Unfortunately, civilian governors have since then not been able to place health care delivery as a priority.  The late Rev. Fr. Moses Adasu, a catholic priest who surprisingly won election as Governor of Benue State in 1992 had threatened to convert Government House Makurdi to the State Hospital but was unable to do so because his tenure was cut short by the military. Today’s Governors would not think of such a thing.
Instead each of them would seek to transform his state by building a “New Government House” for himself and a “Presidential lodge” should Mr. President comes on a visit. A typical state governor can easily be hailed as ‘Action Governor” if in addition, he refurbishes a few major roads in the state capital at twice the real cost.
No leader thinks of hospitals because there is a conventional preference – ‘oversea’ treatment. This explains why Governor Danbaba Suntai of Taraba State has been in Germany instead of Jalingo since October last year when he was involved in a plane crash. Similarly, Governor Sullivan Chime of Enugu State is reportedly receiving medical treatment in a London hospital.
Due to increasing public outcry on absentee leaders, it is no longer easy to know where they are and for what reasons. It is nosy journalists like this writer that use speculations to draw attention to their movements. For example whereas the aides of Governor Liyel Imoke of Cross River State would say that the Governor who has been away from Calabar for awhile is merely on “accumulated” leave, the rumour is that he is undergoing medical treatment abroad .
A confirmation that our political leaders do not see anything wrong with the trend is the solidarity visit which a delegation of the Governors’ forum paid to one of their own – Governor Chime – not in Enugu but in London. According to media reports, the delegation which included the Chairman of the Forum, Governor Rotimi Amaechi of Rivers state also had Governors Gabriel Suswam of Benue and Godswill Akpabio of Akwa Ibom states respectively.
Although political opponents are more concerned about the politics of the medical travels of Nigerian leaders, such as the length of stay etc, the real concern should be why Nigerian doctors and hospitals are not good enough for those in power.
Again the official statements on the health travels of the leaders are sometimes merely comical. Hence only a skillful person can decode a few of the recent trips of our first lady.  Last year, Senate President David Mark made a trip to Israel for medical treatment for an undisclosed ailment.
His media assistant later described it as ‘minor’. Obviously, a nation whose leaders patronize foreign hospitals especially for minor ailments is in dire need of a standard hospital. David Mark himself underscored this point when he called on President Jonathan not long ago to declare emergency in our health sector.
Mark who spoke at an interactive session of Senators and the partnership for Maternal, Newborn and Child Health (PMNCH) in Abuja noted that government was committed to the reduction of child and maternal deaths, as Nigeria contributes only 2% to world population and yet accounts for 10% of the global maternal deaths
It is however not easy to know if the nation is rich enough to better handle its health care delivery system because of the difference between budgets and actual release of funds.

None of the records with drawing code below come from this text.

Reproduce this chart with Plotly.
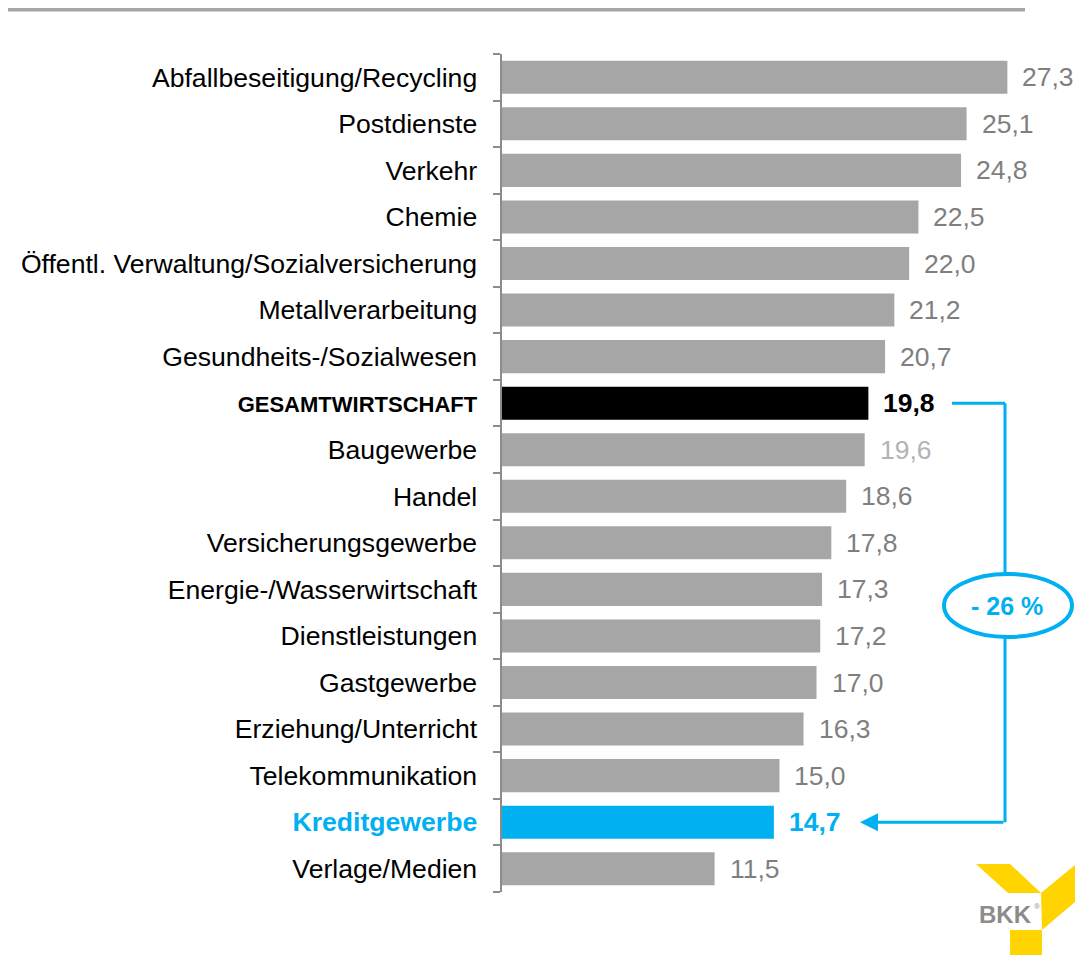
import plotly.graph_objects as go

# --- Data ---
categories = [
    "Abfallbeseitigung/Recycling", "Postdienste", "Verkehr", "Chemie",
    "Öffentl. Verwaltung/Sozialversicherung", "Metallverarbeitung",
    "Gesundheits-/Sozialwesen", "GESAMTWIRTSCHAFT", "Baugewerbe", "Handel",
    "Versicherungsgewerbe", "Energie-/Wasserwirtschaft", "Dienstleistungen",
    "Gastgewerbe", "Erziehung/Unterricht", "Telekommunikation",
    "Kreditgewerbe", "Verlage/Medien",
]
values = [27.3, 25.1, 24.8, 22.5, 22.0, 21.2, 20.7, 19.8, 19.6, 18.6,
          17.8, 17.3, 17.2, 17.0, 16.3, 15.0, 14.7, 11.5]
diff_label = "- 26 %"
# ---------------------

# page body has an 8px margin, so the figure is a bit smaller than the window
OFF = 8
W, H = 1091 - 2 * OFF, 963 - 2 * OFF
GRAY = "#a6a6a6"
BLUE = "#00b0f0"
TOTAL = "GESAMTWIRTSCHAFT"
HIGHLIGHT = "Kreditgewerbe"
FONT = "Liberation Sans, Arial, sans-serif"

PX_PER_UNIT = 18.53
X0_PX = 501.5
PLOT_TOP, PLOT_BOT = 54, 892


# window pixel -> paper coords
def px(x):
    return (x - OFF) / W


def py(y):
    return 1 - (y - OFF) / H


def xdata(x_px):
    return (x_px - X0_PX) / PX_PER_UNIT


bar_colors = []
tick_text = []
for c in categories:
    if c == TOTAL:
        bar_colors.append("#000000")
        tick_text.append("<span style=\"font-size:22px\"><b>" + c + "</b></span>")
    elif c == HIGHLIGHT:
        bar_colors.append(BLUE)
        tick_text.append("<span style=\"color:" + BLUE + "\"><b>" + c + "</b></span>")
    else:
        bar_colors.append(GRAY)
        tick_text.append(c)

fig = go.Figure()
fig.add_trace(go.Bar(
    x=values, y=categories, orientation="h",
    marker=dict(color=bar_colors, line=dict(width=0)),
    hoverinfo="skip",
))

# value labels
for c, v in zip(categories, values):
    txt = f"{v:.1f}".replace(".", ",")
    color = "#7f7f7f"
    if c == TOTAL:
        txt, color = "<b>" + txt + "</b>", "#000000"
    elif c == HIGHLIGHT:
        txt, color = "<b>" + txt + "</b>", BLUE
    elif c == "Baugewerbe":
        color = "#b3b3b3"
    fig.add_annotation(x=v, y=c, text=txt, showarrow=False, xanchor="left",
                       xshift=13, font=dict(size=26.5, color=color, family=FONT))

shapes = []
# top rule (sits at the very top edge of the figure)
shapes.append(dict(type="rect", xref="paper", yref="paper",
                   x0=0, x1=px(1025), y0=py(8), y1=py(11.5),
                   fillcolor=GRAY, line=dict(width=0)))

# bracket: total -> highlight
xv = xdata(1005)
shapes.append(dict(type="line", xref="x", yref="y", x0=xdata(952), x1=xv,
                   y0=TOTAL, y1=TOTAL, line=dict(color=BLUE, width=3)))
shapes.append(dict(type="line", xref="x", yref="y", x0=xv, x1=xv,
                   y0=TOTAL, y1=HIGHLIGHT, line=dict(color=BLUE, width=3)))
fig.add_annotation(x=xdata(860), y=HIGHLIGHT, ax=xv, ay=HIGHLIGHT,
                   axref="x", ayref="y", xref="x", yref="y", text="",
                   showarrow=True, arrowhead=2, arrowsize=1.2, arrowwidth=3,
                   arrowcolor=BLUE)
shapes.append(dict(type="circle", xref="paper", yref="paper",
                   x0=px(944), x1=px(1072), y0=py(574), y1=py(637),
                   fillcolor="white", line=dict(color=BLUE, width=4)))
fig.add_annotation(x=px(1007), y=py(606), xref="paper", yref="paper",
                   xanchor="center", yanchor="middle",
                   text="<b>" + diff_label + "</b>", showarrow=False,
                   font=dict(size=25, color=BLUE, family=FONT))

# BKK logo
YEL = "#ffd400"


def poly(pts):
    d = "M " + " L ".join(f"{px(a):.5f} {py(b):.5f}" for a, b in pts) + " Z"
    return dict(type="path", xref="paper", yref="paper", path=d,
                fillcolor=YEL, line=dict(width=0))


shapes.append(poly([(976, 864), (1010, 864), (1041, 893), (1008, 893)]))
shapes.append(poly([(1041, 893), (1075, 865), (1075, 902), (1042, 930)]))
shapes.append(poly([(1010, 930), (1042, 930), (1042, 960), (1010, 960)]))
fig.add_annotation(x=px(1005), y=py(914), xref="paper", yref="paper",
                   xanchor="center", yanchor="middle",
                   text="<b>BKK</b>", showarrow=False,
                   font=dict(size=24, color="#8c8c8c", family=FONT))
fig.add_annotation(x=px(1037), y=py(906), xref="paper", yref="paper",
                   xanchor="center", yanchor="middle",
                   text="®", showarrow=False,
                   font=dict(size=8, color="#8c8c8c", family=FONT))

fig.update_layout(
    width=W, height=H,
    margin=dict(l=0, r=0, t=0, b=0),
    paper_bgcolor="white", plot_bgcolor="white",
    shapes=shapes, showlegend=False, bargap=0.29,
    font=dict(family=FONT, size=26, color="#000000"),
)
fig.update_xaxes(domain=[px(X0_PX), 1], range=[0, xdata(1091 - OFF)],
                 visible=False, fixedrange=True)
fig.update_yaxes(domain=[py(PLOT_BOT), py(PLOT_TOP)],
                 categoryorder="array", categoryarray=categories,
                 tickvals=categories, ticktext=tick_text,
                 autorange="reversed", tickson="boundaries",
                 ticks="outside", ticklen=7, tickwidth=2, tickcolor="#8c8c8c",
                 showline=True, linecolor="#8c8c8c", linewidth=2,
                 showgrid=False, ticklabelstandoff=17, automargin=False,
                 tickfont=dict(size=26.6, color="#000000", family=FONT),
                 fixedrange=True)

fig.write_html("out.html")
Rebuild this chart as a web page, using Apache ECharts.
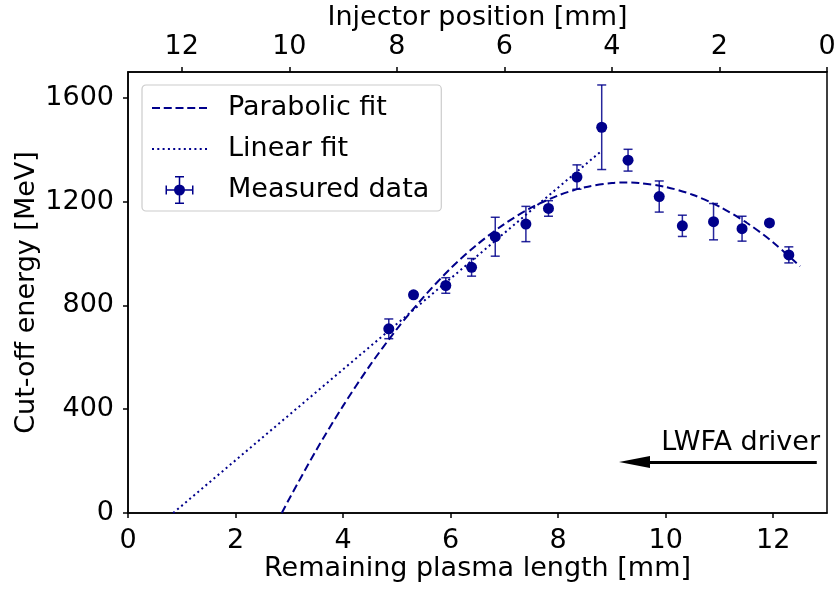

Regrettably, we are yet to hear the response of our heath minister, Prof. Onyebuchi Chukwu to the request by the Socio-Economic Rights and Accountability Project (SERAP), for information on how much has been spent on maternal health care delivery system and prevention in the country in the last five years. It is however good to hear that President Jonathan has promised to provide Nigerians with world-class health facilities.
The President reportedly made the promise through his Vice last week while inaugurating a 150-bed China-Aided Federal Staff Hospital at Jabi, Abuja. Painfully, the President called the institution the Nigerian-Chinese National Hospital. Can we as a nation not afford one standard hospital without outside help? Again, when will the plan to stop our leaders from ‘oversea’ medical treatment take-off?